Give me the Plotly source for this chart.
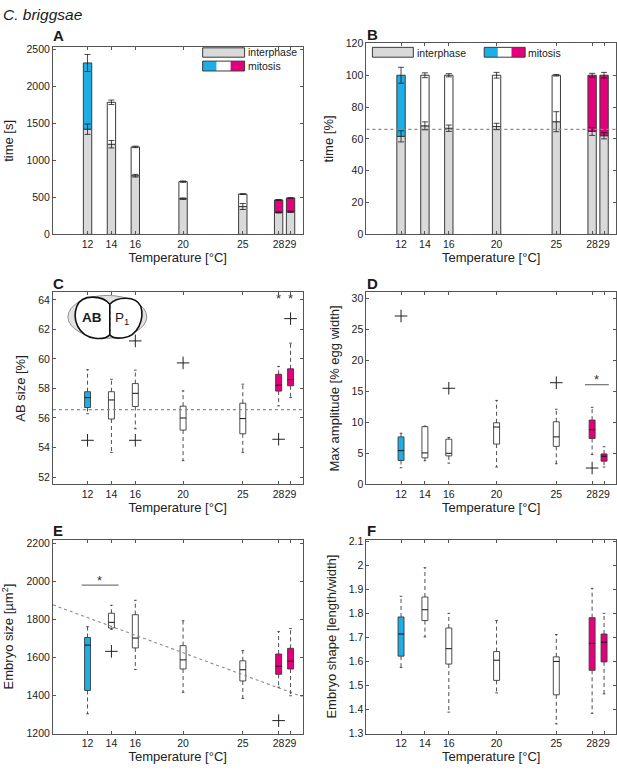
import plotly.graph_objects as go

W, H = 617, 772

# ---- data -------------------------------------------------------------
temps = [12, 14, 16, 20, 25, 28, 29]

# A: absolute duration [s]
interphase_s = [1420, 1217, 792, 482, 376, 296, 305]
interphase_s_err = [70, 50, 18, 10, 40, 8, 8]
total_s = [2314, 1783, 1181, 712, 544, 465, 491]
total_s_err = [115, 30, 10, 9, 5, 5, 5]

# B: relative duration [%]
interphase_pct = [61.6, 68.2, 66.7, 67.8, 70.8, 64.7, 62.0]
interphase_pct_err = [3.5, 2.5, 2.0, 2.0, 6.3, 2.5, 2.0]
total_pct = [100, 100, 100, 100, 100, 100, 100]
total_pct_err = [5.0, 1.5, 1.0, 1.8, 0.5, 1.2, 1.8]
ref_pct = 66.0

# C: AB size [%]  (q1, median, q3, lower whisker, upper whisker)
ab_q1 = [56.71, 55.93, 56.78, 55.18, 54.93, 57.82, 58.18]
ab_med = [57.38, 57.22, 57.67, 56.00, 55.96, 58.22, 58.60]
ab_q3 = [57.78, 57.78, 58.33, 56.80, 57.00, 58.96, 59.33]
ab_lo = [56.29, 53.67, 55.27, 53.11, 53.67, 56.82, 57.38]
ab_hi = [59.27, 58.62, 59.24, 57.84, 58.29, 59.49, 61.07]
ab_out_t = [12, 16, 16, 20, 28, 29]
ab_out_v = [54.49, 54.49, 61.22, 59.73, 54.56, 62.73]
ab_star_t = [28, 29]
ab_star_v = [64.1, 64.1]
ab_ref = 56.57

# D: max amplitude [% egg width]
amp_q1 = [3.87, 4.29, 4.61, 6.52, 6.15, 7.42, 3.76]
amp_med = [5.46, 5.09, 5.03, 9.27, 7.68, 8.85, 4.56]
amp_q3 = [7.68, 9.33, 7.31, 9.96, 10.12, 10.39, 4.93]
amp_lo = [2.70, 3.82, 3.44, 2.81, 3.34, 4.82, 2.81]
amp_hi = [8.27, 9.43, 7.58, 13.57, 12.14, 12.45, 6.09]
amp_out_t = [12, 16, 25, 28]
amp_out_v = [27.2, 15.53, 16.43, 2.65]
amp_sig_t = [27.4, 29.4]
amp_sig_v = [16.1, 16.1]
amp_star_t = [28.4]
amp_star_v = [16.9]

# E: embryo size [um^2]
size_q1 = [1427, 1756, 1651, 1540, 1477, 1512, 1540]
size_med = [1666, 1786, 1703, 1588, 1536, 1555, 1581]
size_q3 = [1706, 1834, 1826, 1663, 1583, 1619, 1649]
size_lo = [1304, 1749, 1537, 1417, 1385, 1444, 1399]
size_hi = [1763, 1876, 1902, 1794, 1637, 1737, 1753]
size_out_t = [14, 28]
size_out_v = [1633, 1268]
size_sig_t = [11.5, 14.6]
size_sig_v = [1982, 1982]
size_star_t = [13.0]
size_star_v = [2005]
size_trend_t = [9.1, 30.0]
size_trend_v = [1878, 1394]

# F: embryo shape [length/width]
shape_q1 = [1.622, 1.770, 1.589, 1.521, 1.461, 1.563, 1.598]
shape_med = [1.714, 1.815, 1.653, 1.605, 1.600, 1.675, 1.680]
shape_q3 = [1.785, 1.868, 1.739, 1.641, 1.619, 1.782, 1.714]
shape_lo = [1.575, 1.702, 1.389, 1.469, 1.340, 1.384, 1.465]
shape_hi = [1.871, 1.990, 1.800, 1.770, 1.712, 1.904, 1.800]

# ---- style ------------------------------------------------------------
BLUE = "#1eaee6"
MAGENTA = "#e4007c"
GREY = "#d9d9d9"
EDGE = "#3a3a3a"
AXIS = "#555555"
FONT = "Liberation Sans, Arial, sans-serif"
fill_colors = [BLUE, "white", "white", "white", "white", MAGENTA, MAGENTA]
BAR_W = 0.7
BOX_W = 0.5
CAP = 0.11


def pX(x):
    return x / W


def pY(y):
    return 1 - y / H


fig = go.Figure()
annotations = []

# panel boxes in pixels: (x0, x1), (top, bottom)
panels = [
    ((53, 303), (42, 232)),
    ((367, 617), (38, 232)),
    ((53, 303), (291, 486)),
    ((367, 617), (291, 486)),
    ((53, 303), (542, 739)),
    ((367, 617), (542, 739)),
]


def refs(i):
    return ("x", "y") if i == 0 else (f"x{i + 1}", f"y{i + 1}")


def bar_panel(i, inter, inter_err, total, total_err):
    xa, ya = refs(i)
    fig.add_trace(go.Bar(
        x=temps, y=inter, width=BAR_W, xaxis=xa, yaxis=ya,
        marker=dict(color=GREY, line=dict(color=EDGE, width=1)),
    ))
    fig.add_trace(go.Bar(
        x=temps, y=[t - v for t, v in zip(total, inter)], base=inter,
        width=BAR_W, xaxis=xa, yaxis=ya,
        marker=dict(color=fill_colors, line=dict(color=EDGE, width=1)),
    ))
    for yy, ee in ((inter, inter_err), (total, total_err)):
        fig.add_trace(go.Scatter(
            x=temps, y=yy, mode="markers", xaxis=xa, yaxis=ya,
            marker=dict(size=1, color="rgba(0,0,0,0)"),
            error_y=dict(type="data", array=ee, color="#1a1a1a",
                         thickness=0.8, width=3),
        ))


def box_panel(i, q1, med, q3, lo, hi, out_t=(), out_v=()):
    xa, ya = refs(i)
    fig.add_trace(go.Bar(
        x=temps, y=[b - a for a, b in zip(q1, q3)], base=q1, width=BOX_W,
        xaxis=xa, yaxis=ya,
        marker=dict(color=fill_colors, line=dict(color=EDGE, width=0.9)),
    ))
    wx, wy, cx, cy, mx, my = [], [], [], [], [], []
    for t, a, m, b, l, h in zip(temps, q1, med, q3, lo, hi):
        wx += [t, t, None, t, t, None]
        wy += [b, h, None, a, l, None]
        cx += [t - CAP, t + CAP, None, t - CAP, t + CAP, None]
        cy += [h, h, None, l, l, None]
        mx += [t - BOX_W / 2, t + BOX_W / 2, None]
        my += [m, m, None]
    fig.add_trace(go.Scatter(x=wx, y=wy, mode="lines", xaxis=xa, yaxis=ya,
                             line=dict(color=EDGE, width=0.9, dash="4px,3px")))
    fig.add_trace(go.Scatter(x=cx, y=cy, mode="lines", xaxis=xa, yaxis=ya,
                             line=dict(color=EDGE, width=0.9)))
    fig.add_trace(go.Scatter(x=mx, y=my, mode="lines", xaxis=xa, yaxis=ya,
                             line=dict(color="#111111", width=1)))
    if len(out_t):
        fig.add_trace(go.Scatter(
            x=list(out_t), y=list(out_v), mode="markers", xaxis=xa, yaxis=ya,
            marker=dict(symbol="cross-thin", size=9,
                        line=dict(color="#222222", width=1)),
        ))


def dotted(i, xs, ys):
    xa, ya = refs(i)
    fig.add_trace(go.Scatter(x=xs, y=ys, mode="lines", xaxis=xa, yaxis=ya,
                             line=dict(color="#8a8a8a", width=1.1, dash="dot")))


def stars(i, xs, ys):
    xa, ya = refs(i)
    for x, y in zip(xs, ys):
        annotations.append(dict(x=x, y=y, xref=xa, yref=ya, text="*",
                                showarrow=False, xanchor="center",
                                yanchor="middle",
                                font=dict(size=13, color="#333333", family=FONT)))


# A, B
bar_panel(0, interphase_s, interphase_s_err, total_s, total_s_err)
dotted(1, [9.1, 30], [ref_pct, ref_pct])
bar_panel(1, interphase_pct, interphase_pct_err, total_pct, total_pct_err)

# C
dotted(2, [9.1, 30], [ab_ref, ab_ref])
box_panel(2, ab_q1, ab_med, ab_q3, ab_lo, ab_hi, ab_out_t, ab_out_v)
stars(2, ab_star_t, ab_star_v)

# D
box_panel(3, amp_q1, amp_med, amp_q3, amp_lo, amp_hi, amp_out_t, amp_out_v)
fig.add_trace(go.Scatter(x=amp_sig_t, y=amp_sig_v, mode="lines", xaxis="x4",
                         yaxis="y4", line=dict(color="#555555", width=1)))
stars(3, amp_star_t, amp_star_v)

# E
dotted(4, size_trend_t, size_trend_v)
box_panel(4, size_q1, size_med, size_q3, size_lo, size_hi, size_out_t, size_out_v)
fig.add_trace(go.Scatter(x=size_sig_t, y=size_sig_v, mode="lines", xaxis="x5",
                         yaxis="y5", line=dict(color="#555555", width=1)))
stars(4, size_star_t, size_star_v)

# F
box_panel(5, shape_q1, shape_med, shape_q3, shape_lo, shape_hi)

# ---- axes -------------------------------------------------------------
y_specs = [
    ("time [s]", [0, 2525], [0, 500, 1000, 1500, 2000, 2500], None),
    ("time [%]", [0, 120], [0, 20, 40, 60, 80, 100, 120], None),
    ("AB size [%]", [51.5, 64.5], [52, 54, 56, 58, 60, 62, 64], None),
    ("Max amplitude [% egg width]", [0, 31], [0, 5, 10, 15, 20, 25, 30], None),
    ("Embryo size [µm<sup>2</sup>]", [1200, 2222],
     [1200, 1400, 1600, 1800, 2000, 2200], None),
    ("Embryo shape [length/width]", [1.3, 2.107],
     [1.3, 1.4, 1.5, 1.6, 1.7, 1.8, 1.9, 2.0, 2.1],
     ["1.3", "1.4", "1.5", "1.6", "1.7", "1.8", "1.9", "2", "2.1"]),
]

common = dict(
    showline=True, linecolor=AXIS, linewidth=1, mirror="ticks",
    ticks="inside", ticklen=3, tickcolor=AXIS, tickwidth=1,
    showgrid=False, zeroline=False, tickangle=0,
    tickfont=dict(size=10.5, color="#222222", family=FONT),
)

layout = {}
for i, ((x0, x1), (top, bot)) in enumerate(panels):
    sfx = "" if i == 0 else str(i + 1)
    title, yr, yt, ytt = y_specs[i]
    layout[f"xaxis{sfx}"] = dict(
        common, domain=[pX(x0), min(pX(x1), 1)], range=[9.1, 30],
        anchor=f"y{sfx}", tickvals=temps, ticktext=[str(t) for t in temps],
        title=dict(text="Temperature [°C]", standoff=1,
                   font=dict(size=13, color="#222222", family=FONT)),
    )
    layout[f"yaxis{sfx}"] = dict(
        common, domain=[pY(bot), pY(top)], range=yr, anchor=f"x{sfx}",
        tickvals=yt, ticktext=ytt if ytt else [str(v) for v in yt],
        title=dict(text=title, standoff=9,
                   font=dict(size=13, color="#222222", family=FONT)),
    )

# ---- legend swatches, embryo sketch, labels ---------------------------
shapes = []


def rect(x0, y0, x1, y1, color, line=True):
    shapes.append(dict(type="rect", xref="paper", yref="paper",
                       x0=pX(x0), x1=pX(x1), y0=pY(y1), y1=pY(y0),
                       fillcolor=color,
                       line=dict(color=EDGE if line else color,
                                 width=1 if line else 0)))


def tri(x0, y0, x1, y1):
    s = (x1 - x0) / 3
    rect(x0, y0, x0 + s, y1, BLUE, False)
    rect(x0 + s, y0, x0 + 2 * s, y1, "white", False)
    rect(x0 + 2 * s, y0, x1, y1, MAGENTA, False)
    rect(x0, y0, x1, y1, "rgba(0,0,0,0)")


rect(203, 42.5, 245, 52, GREY)
tri(203, 56, 245, 66)
rect(373, 42, 414, 52, GREY)
tri(485, 42, 526, 52)


def ppath(cmds):
    out = []
    for c in cmds:
        out.append(c if isinstance(c, str) else f"{pX(c[0]):.5f},{pY(c[1]):.5f}")
    return " ".join(out)


shapes.append(dict(type="circle", xref="paper", yref="paper",
                   x0=pX(68), x1=pX(147), y0=pY(337.5), y1=pY(294),
                   fillcolor="#e2e2e2", line=dict(color="#777777", width=0.8)))
ab_cell = ppath(["M", (110, 303), "C", (103, 294), (82, 292), (77, 305),
                 "C", (72, 318), (78, 335), (95, 337.5),
                 "C", (102, 338.5), (107, 337), (110, 334), "Z"])
p1_cell = ppath(["M", (110, 303), "C", (117, 295), (136, 294), (141, 305),
                 "C", (145, 318), (138, 335), (124, 337),
                 "C", (117, 338), (112, 337), (110, 334), "Z"])
for p in (ab_cell, p1_cell):
    shapes.append(dict(type="path", xref="paper", yref="paper", path=p,
                       fillcolor="white", line=dict(color="#111111", width=1.6)))
shapes.append(dict(type="line", xref="paper", yref="paper",
                   x0=pX(110), x1=pX(110), y0=pY(304), y1=pY(333),
                   line=dict(color="#111111", width=1, dash="dot")))


def label(x, y, text, size=10.5, bold=False, italic=False, anchor="left"):
    t = text
    if bold:
        t = f"<b>{t}</b>"
    if italic:
        t = f"<i>{t}</i>"
    annotations.append(dict(x=pX(x), y=pY(y), xref="paper", yref="paper",
                            text=t, showarrow=False, xanchor=anchor,
                            yanchor="middle",
                            font=dict(size=size, color="#1a1a1a", family=FONT)))


label(1, 9, "C. briggsae", size=15.5, italic=True)
label(51, 30, "A", size=15, bold=True)
label(366, 29, "B", size=15, bold=True)
label(51, 282, "C", size=15, bold=True)
label(366, 282, "D", size=15, bold=True)
label(51, 533, "E", size=15, bold=True)
label(366, 533, "F", size=15, bold=True)
label(246, 47, "interphase")
label(246, 61, "mitosis")
label(416, 47.5, "interphase")
label(527, 47.5, "mitosis")
label(92, 316, "AB", size=13.5, bold=True, anchor="center")
label(122, 317, "P<sub>1</sub>", size=13.5, anchor="center")

fig.update_layout(
    width=W, height=H,
    margin=dict(l=0, r=0, t=0, b=0),
    paper_bgcolor="white", plot_bgcolor="white",
    showlegend=False, barmode="overlay",
    font=dict(family=FONT, color="#222222"),
    shapes=shapes, annotations=annotations,
    **layout,
)

# the page body has a default margin that would shift the figure
fig.write_html("out.html", config={"displayModeBar": False},
               post_script="document.body.style.margin='0';"
                           "document.body.style.overflow='hidden';")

◇ ◇ ◇

▶ **Request**: Pictures are excluded; extract exactly the lines from the start of the data through the line that holds "amp_star_v = [16.9]", both ends included.

▶ **Full answer**:
Give me the Plotly source for this chart.
import plotly.graph_objects as go

W, H = 617, 772

# ---- data -------------------------------------------------------------
temps = [12, 14, 16, 20, 25, 28, 29]

# A: absolute duration [s]
interphase_s = [1420, 1217, 792, 482, 376, 296, 305]
interphase_s_err = [70, 50, 18, 10, 40, 8, 8]
total_s = [2314, 1783, 1181, 712, 544, 465, 491]
total_s_err = [115, 30, 10, 9, 5, 5, 5]

# B: relative duration [%]
interphase_pct = [61.6, 68.2, 66.7, 67.8, 70.8, 64.7, 62.0]
interphase_pct_err = [3.5, 2.5, 2.0, 2.0, 6.3, 2.5, 2.0]
total_pct = [100, 100, 100, 100, 100, 100, 100]
total_pct_err = [5.0, 1.5, 1.0, 1.8, 0.5, 1.2, 1.8]
ref_pct = 66.0

# C: AB size [%]  (q1, median, q3, lower whisker, upper whisker)
ab_q1 = [56.71, 55.93, 56.78, 55.18, 54.93, 57.82, 58.18]
ab_med = [57.38, 57.22, 57.67, 56.00, 55.96, 58.22, 58.60]
ab_q3 = [57.78, 57.78, 58.33, 56.80, 57.00, 58.96, 59.33]
ab_lo = [56.29, 53.67, 55.27, 53.11, 53.67, 56.82, 57.38]
ab_hi = [59.27, 58.62, 59.24, 57.84, 58.29, 59.49, 61.07]
ab_out_t = [12, 16, 16, 20, 28, 29]
ab_out_v = [54.49, 54.49, 61.22, 59.73, 54.56, 62.73]
ab_star_t = [28, 29]
ab_star_v = [64.1, 64.1]
ab_ref = 56.57

# D: max amplitude [% egg width]
amp_q1 = [3.87, 4.29, 4.61, 6.52, 6.15, 7.42, 3.76]
amp_med = [5.46, 5.09, 5.03, 9.27, 7.68, 8.85, 4.56]
amp_q3 = [7.68, 9.33, 7.31, 9.96, 10.12, 10.39, 4.93]
amp_lo = [2.70, 3.82, 3.44, 2.81, 3.34, 4.82, 2.81]
amp_hi = [8.27, 9.43, 7.58, 13.57, 12.14, 12.45, 6.09]
amp_out_t = [12, 16, 25, 28]
amp_out_v = [27.2, 15.53, 16.43, 2.65]
amp_sig_t = [27.4, 29.4]
amp_sig_v = [16.1, 16.1]
amp_star_t = [28.4]
amp_star_v = [16.9]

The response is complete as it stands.